A no-contest clause in your will could be ineffective

On Behalf of | Apr 15, 2022 | Estate Planning |

To avoid a dispute of your will, you might have thought of including a no-contest clause. Such a clause serves to discourage the beneficiaries from contesting the will since they will end up with nothing should they lose the contest.

Unfortunately, such clauses are not without problems. Here is what you need to know about the effectiveness of no-contest clauses:

Your will may still be challenged

If someone has nothing to lose, or if they are sure that their challenge will be successful, they are likely to go ahead and contest the will. Similarly, a beneficiary who has a lot to gain compared to what they may lose upon an unsuccessful contest could choose to take their chances.
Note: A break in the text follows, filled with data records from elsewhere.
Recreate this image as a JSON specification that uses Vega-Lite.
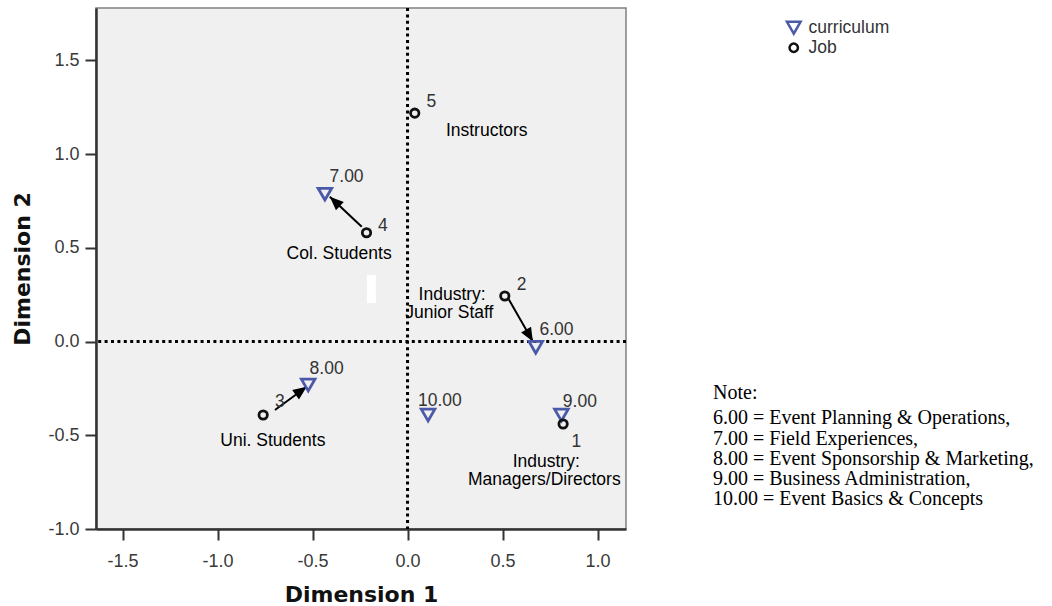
{
  "$schema": "https://vega.github.io/schema/vega-lite/v6.json",
  "width": 530,
  "height": 521,
  "autosize": {"type": "none"},
  "padding": {"left": 96, "top": 8, "right": 426, "bottom": 77},
  "background": "white",
  "config": {
    "view": {"fill": "#f0f0f0", "stroke": "#808080", "strokeWidth": 1.5},
    "font": "Liberation Sans",
    "axis": {
      "grid": false,
      "domainColor": "#333333",
      "domainWidth": 2.5,
      "tickColor": "#333333",
      "tickWidth": 2,
      "tickSize": 11,
      "labelFont": "Liberation Sans",
      "labelFontSize": 18,
      "labelColor": "#3a3a3a",
      "titleFont": "DejaVu Sans",
      "titleFontSize": 22,
      "titleFontWeight": "bold",
      "titleColor": "#111111"
    },
    "legend": {
      "orient": "none",
      "legendX": 689,
      "legendY": 11,
      "padding": 0,
      "labelFont": "Liberation Sans",
      "labelFontSize": 17.5,
      "labelColor": "#333333",
      "symbolStrokeWidth": 2.5,
      "symbolSize": 120,
      "rowPadding": -1,
      "labelOffset": 6
    }
  },
  "title": {
    "text": "Note:",
    "subtitle": [
      "6.00 = Event Planning & Operations,",
      "7.00 = Field Experiences,",
      "8.00 = Event Sponsorship & Marketing,",
      "9.00 = Business Administration,",
      "10.00 = Event Basics & Concepts"
    ],
    "orient": "top",
    "anchor": "start",
    "frame": "group",
    "align": "left",
    "baseline": "top",
    "offset": 0,
    "dx": 617,
    "dy": 503,
    "font": "Liberation Serif",
    "fontSize": 20,
    "fontWeight": "normal",
    "color": "#000000",
    "subtitleFont": "Liberation Serif",
    "subtitleFontSize": 20,
    "subtitleFontWeight": "normal",
    "subtitleColor": "#000000",
    "subtitleLineHeight": 20.3,
    "subtitlePadding": 5
  },
  "datasets": {
    "points": [
      {"type": "curriculum", "name": "6.00", "x": 0.675, "y": -0.031},
      {"type": "curriculum", "name": "7.00", "x": -0.435, "y": 0.786},
      {"type": "curriculum", "name": "8.00", "x": -0.523, "y": -0.232},
      {"type": "curriculum", "name": "9.00", "x": 0.81, "y": -0.392},
      {"type": "curriculum", "name": "10.00", "x": 0.108, "y": -0.392},
      {"type": "Job", "name": "1", "x": 0.819, "y": -0.44},
      {"type": "Job", "name": "2", "x": 0.512, "y": 0.243},
      {"type": "Job", "name": "3", "x": -0.76, "y": -0.392},
      {"type": "Job", "name": "4", "x": -0.216, "y": 0.58},
      {"type": "Job", "name": "5", "x": 0.038, "y": 1.218}
    ],
    "arrows": [
      {"id": "A", "x": -0.241, "y": 0.612, "x2": -0.409, "y2": 0.772},
      {"id": "B", "x": -0.698, "y": -0.365, "x2": -0.531, "y2": -0.241},
      {"id": "C", "x": 0.528, "y": 0.233, "x2": 0.66, "y2": 0.0}
    ],
    "numlabels": [
      {"text": "5", "x": 0.126, "y": 1.279},
      {"text": "4", "x": -0.13, "y": 0.616},
      {"text": "3", "x": -0.672, "y": -0.321},
      {"text": "2", "x": 0.6, "y": 0.301},
      {"text": "1", "x": 0.889, "y": -0.534},
      {"text": "7.00", "x": -0.321, "y": 0.879},
      {"text": "8.00", "x": -0.426, "y": -0.148},
      {"text": "10.00", "x": 0.17, "y": -0.317},
      {"text": "6.00", "x": 0.784, "y": 0.061},
      {"text": "9.00", "x": 0.907, "y": -0.321}
    ],
    "grouplabels": [
      {"text": "Instructors", "x": 0.417, "y": 1.122},
      {"text": "Col. Students", "x": -0.36, "y": 0.467},
      {"text": "Uni. Students", "x": -0.709, "y": -0.531},
      {"text": "Industry:", "x": 0.235, "y": 0.248},
      {"text": "Junior Staff", "x": 0.22, "y": 0.152},
      {"text": "Industry:", "x": 0.73, "y": -0.643},
      {"text": "Managers/Directors", "x": 0.72, "y": -0.739}
    ],
    "artifact": [
      {"x": -0.214, "x2": -0.167, "y": 0.355, "y2": 0.205}
    ],
    "zero": [
      {"v": 0}
    ]
  },
  "layer": [
    {
      "data": {"name": "artifact"},
      "mark": {"type": "rect", "color": "#ffffff"},
      "encoding": {
        "x": {"field": "x", "type": "quantitative", "scale": {"domain": [-1.64, 1.15], "nice": false, "zero": false},
          "axis": {"title": "Dimension 1", "values": [-1.5, -1, -0.5, 0, 0.5, 1], "labelExpr": "replace(format(datum.value, '.1f'), '−', '-')", "labelPadding": 12, "titlePadding": 14}},
        "x2": {"field": "x2"},
        "y": {"field": "y", "type": "quantitative", "scale": {"domain": [-1.0, 1.779], "nice": false, "zero": false},
          "axis": {"title": "Dimension 2", "values": [-1, -0.5, 0, 0.5, 1, 1.5], "labelExpr": "replace(format(datum.value, '.1f'), '−', '-')", "labelPadding": 6, "titlePadding": 13}},
        "y2": {"field": "y2"}
      }
    },
    {
      "data": {"name": "zero"},
      "mark": {"type": "rule", "color": "#000000", "strokeWidth": 3, "strokeDash": [3, 3.4]},
      "encoding": {
        "x": {"field": "v", "type": "quantitative", "scale": {"domain": [-1.64, 1.15], "nice": false, "zero": false},
          "axis": {"title": "Dimension 1", "values": [-1.5, -1, -0.5, 0, 0.5, 1], "labelExpr": "replace(format(datum.value, '.1f'), '−', '-')", "labelPadding": 12, "titlePadding": 14}}
      }
    },
    {
      "data": {"name": "zero"},
      "mark": {"type": "rule", "color": "#000000", "strokeWidth": 3, "strokeDash": [3, 3.4]},
      "encoding": {
        "y": {"field": "v", "type": "quantitative", "scale": {"domain": [-1.0, 1.779], "nice": false, "zero": false},
          "axis": {"title": "Dimension 2", "values": [-1, -0.5, 0, 0.5, 1, 1.5], "labelExpr": "replace(format(datum.value, '.1f'), '−', '-')", "labelPadding": 6, "titlePadding": 13}}
      }
    },
    {
      "data": {"name": "arrows"},
      "mark": {"type": "rule", "color": "#000000", "strokeWidth": 2},
      "encoding": {
        "x": {"field": "x", "type": "quantitative", "scale": {"domain": [-1.64, 1.15], "nice": false, "zero": false},
          "axis": {"title": "Dimension 1", "values": [-1.5, -1, -0.5, 0, 0.5, 1], "labelExpr": "replace(format(datum.value, '.1f'), '−', '-')", "labelPadding": 12, "titlePadding": 14}},
        "y": {"field": "y", "type": "quantitative", "scale": {"domain": [-1.0, 1.779], "nice": false, "zero": false},
          "axis": {"title": "Dimension 2", "values": [-1, -0.5, 0, 0.5, 1, 1.5], "labelExpr": "replace(format(datum.value, '.1f'), '−', '-')", "labelPadding": 6, "titlePadding": 13}},
        "x2": {"field": "x2"},
        "y2": {"field": "y2"}
      }
    },
    {
      "data": {"name": "arrows"},
      "transform": [{"filter": "datum.id === 'A'"}],
      "mark": {"type": "point", "shape": "M0,0L0.42,1L-0.42,1Z", "filled": true, "color": "#000000", "size": 750, "angle": 313, "opacity": 1},
      "encoding": {
        "x": {"field": "x2", "type": "quantitative", "scale": {"domain": [-1.64, 1.15], "nice": false, "zero": false},
          "axis": {"title": "Dimension 1", "values": [-1.5, -1, -0.5, 0, 0.5, 1], "labelExpr": "replace(format(datum.value, '.1f'), '−', '-')", "labelPadding": 12, "titlePadding": 14}},
        "y": {"field": "y2", "type": "quantitative", "scale": {"domain": [-1.0, 1.779], "nice": false, "zero": false},
          "axis": {"title": "Dimension 2", "values": [-1, -0.5, 0, 0.5, 1, 1.5], "labelExpr": "replace(format(datum.value, '.1f'), '−', '-')", "labelPadding": 6, "titlePadding": 13}}
      }
    },
    {
      "data": {"name": "arrows"},
      "transform": [{"filter": "datum.id === 'B'"}],
      "mark": {"type": "point", "shape": "M0,0L0.42,1L-0.42,1Z", "filled": true, "color": "#000000", "size": 750, "angle": 54, "opacity": 1},
      "encoding": {
        "x": {"field": "x2", "type": "quantitative", "scale": {"domain": [-1.64, 1.15], "nice": false, "zero": false},
          "axis": {"title": "Dimension 1", "values": [-1.5, -1, -0.5, 0, 0.5, 1], "labelExpr": "replace(format(datum.value, '.1f'), '−', '-')", "labelPadding": 12, "titlePadding": 14}},
        "y": {"field": "y2", "type": "quantitative", "scale": {"domain": [-1.0, 1.779], "nice": false, "zero": false},
          "axis": {"title": "Dimension 2", "values": [-1, -0.5, 0, 0.5, 1, 1.5], "labelExpr": "replace(format(datum.value, '.1f'), '−', '-')", "labelPadding": 6, "titlePadding": 13}}
      }
    },
    {
      "data": {"name": "arrows"},
      "transform": [{"filter": "datum.id === 'C'"}],
      "mark": {"type": "point", "shape": "M0,0L0.42,1L-0.42,1Z", "filled": true, "color": "#000000", "size": 750, "angle": 150, "opacity": 1},
      "encoding": {
        "x": {"field": "x2", "type": "quantitative", "scale": {"domain": [-1.64, 1.15], "nice": false, "zero": false},
          "axis": {"title": "Dimension 1", "values": [-1.5, -1, -0.5, 0, 0.5, 1], "labelExpr": "replace(format(datum.value, '.1f'), '−', '-')", "labelPadding": 12, "titlePadding": 14}},
        "y": {"field": "y2", "type": "quantitative", "scale": {"domain": [-1.0, 1.779], "nice": false, "zero": false},
          "axis": {"title": "Dimension 2", "values": [-1, -0.5, 0, 0.5, 1, 1.5], "labelExpr": "replace(format(datum.value, '.1f'), '−', '-')", "labelPadding": 6, "titlePadding": 13}}
      }
    },
    {
      "data": {"name": "points"},
      "mark": {"type": "point", "filled": false, "strokeWidth": 2.8, "opacity": 1},
      "encoding": {
        "x": {"field": "x", "type": "quantitative", "scale": {"domain": [-1.64, 1.15], "nice": false, "zero": false},
          "axis": {"title": "Dimension 1", "values": [-1.5, -1, -0.5, 0, 0.5, 1], "labelExpr": "replace(format(datum.value, '.1f'), '−', '-')", "labelPadding": 12, "titlePadding": 14}},
        "y": {"field": "y", "type": "quantitative", "scale": {"domain": [-1.0, 1.779], "nice": false, "zero": false},
          "axis": {"title": "Dimension 2", "values": [-1, -0.5, 0, 0.5, 1, 1.5], "labelExpr": "replace(format(datum.value, '.1f'), '−', '-')", "labelPadding": 6, "titlePadding": 13}},
        "shape": {"field": "type", "type": "nominal", "scale": {"domain": ["curriculum", "Job"], "range": ["triangle-down", "circle"]}, "legend": {"title": null}},
        "color": {"field": "type", "type": "nominal", "scale": {"domain": ["curriculum", "Job"], "range": ["#4b5aa8", "#111111"]}, "legend": {"title": null}},
        "size": {"field": "type", "type": "nominal", "scale": {"domain": ["curriculum", "Job"], "range": [185, 70]}, "legend": null}
      }
    },
    {
      "data": {"name": "numlabels"},
      "mark": {"type": "text", "font": "Liberation Sans", "fontSize": 17.5, "color": "#333333", "align": "center", "baseline": "middle"},
      "encoding": {
        "x": {"field": "x", "type": "quantitative", "scale": {"domain": [-1.64, 1.15], "nice": false, "zero": false},
          "axis": {"title": "Dimension 1", "values": [-1.5, -1, -0.5, 0, 0.5, 1], "labelExpr": "replace(format(datum.value, '.1f'), '−', '-')", "labelPadding": 12, "titlePadding": 14}},
        "y": {"field": "y", "type": "quantitative", "scale": {"domain": [-1.0, 1.779], "nice": false, "zero": false},
          "axis": {"title": "Dimension 2", "values": [-1, -0.5, 0, 0.5, 1, 1.5], "labelExpr": "replace(format(datum.value, '.1f'), '−', '-')", "labelPadding": 6, "titlePadding": 13}},
        "text": {"field": "text"}
      }
    },
    {
      "data": {"name": "grouplabels"},
      "mark": {"type": "text", "font": "Liberation Sans", "fontSize": 17.5, "color": "#000000", "align": "center", "baseline": "middle"},
      "encoding": {
        "x": {"field": "x", "type": "quantitative", "scale": {"domain": [-1.64, 1.15], "nice": false, "zero": false},
          "axis": {"title": "Dimension 1", "values": [-1.5, -1, -0.5, 0, 0.5, 1], "labelExpr": "replace(format(datum.value, '.1f'), '−', '-')", "labelPadding": 12, "titlePadding": 14}},
        "y": {"field": "y", "type": "quantitative", "scale": {"domain": [-1.0, 1.779], "nice": false, "zero": false},
          "axis": {"title": "Dimension 2", "values": [-1, -0.5, 0, 0.5, 1, 1.5], "labelExpr": "replace(format(datum.value, '.1f'), '−', '-')", "labelPadding": 6, "titlePadding": 13}},
        "text": {"field": "text"}
      }
    }
  ]
}
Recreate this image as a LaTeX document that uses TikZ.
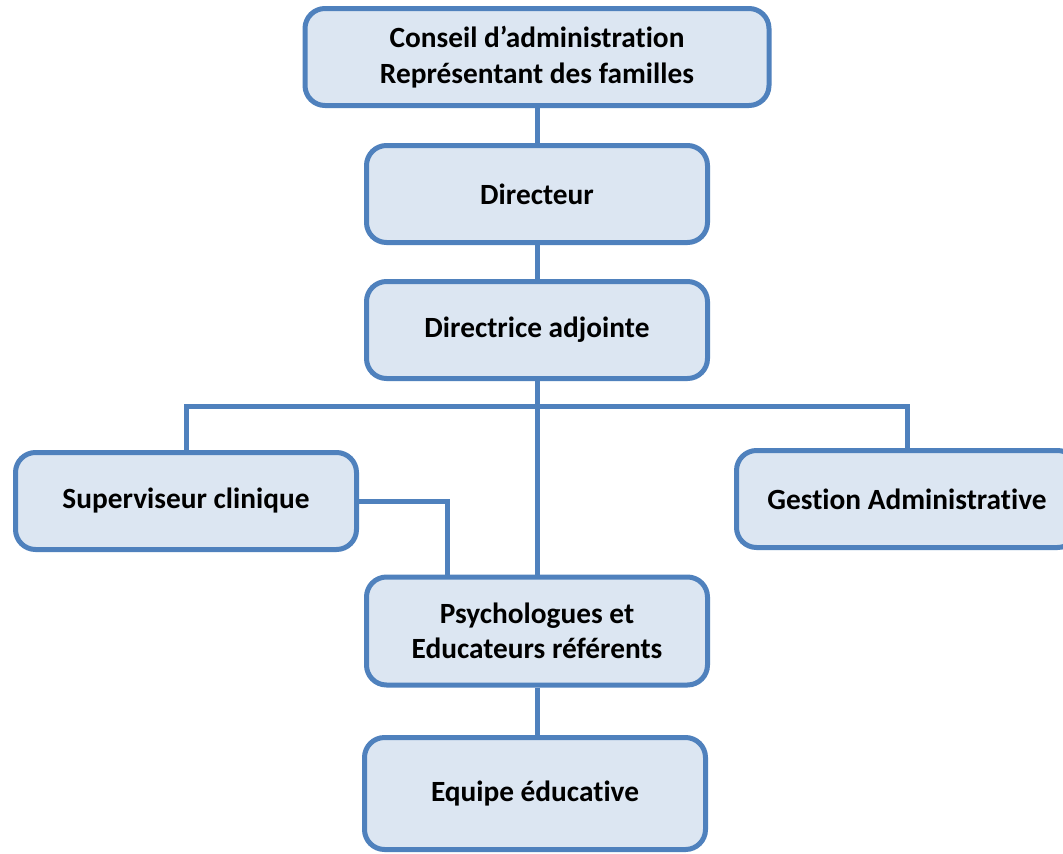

It is not enforceable across all jurisdictions

No-contest clauses are only enforceable in some states. For instance, a no-contest clause is unenforceable under Florida law. It essentially means that any such provision in your will is null and void. As a result, there will be no deterrence because even if a beneficiary loses a will contest, they will not have to give up their portion of the estate.

What is the best solution?

Instead of having a no-contest clause, the ideal solution lies in making your will indisputable in the first place. It is advisable to understand the reasons why someone would challenge your will, and seal all the loopholes that would expose it to a contest.

Alternatively, you can choose other estate planning tools that give you greater control of how your estate will be dealt with after you are gone. A trust is a prime example of such a tool, and it may be worthwhile to look into how it works and whether it would help achieve your objectives.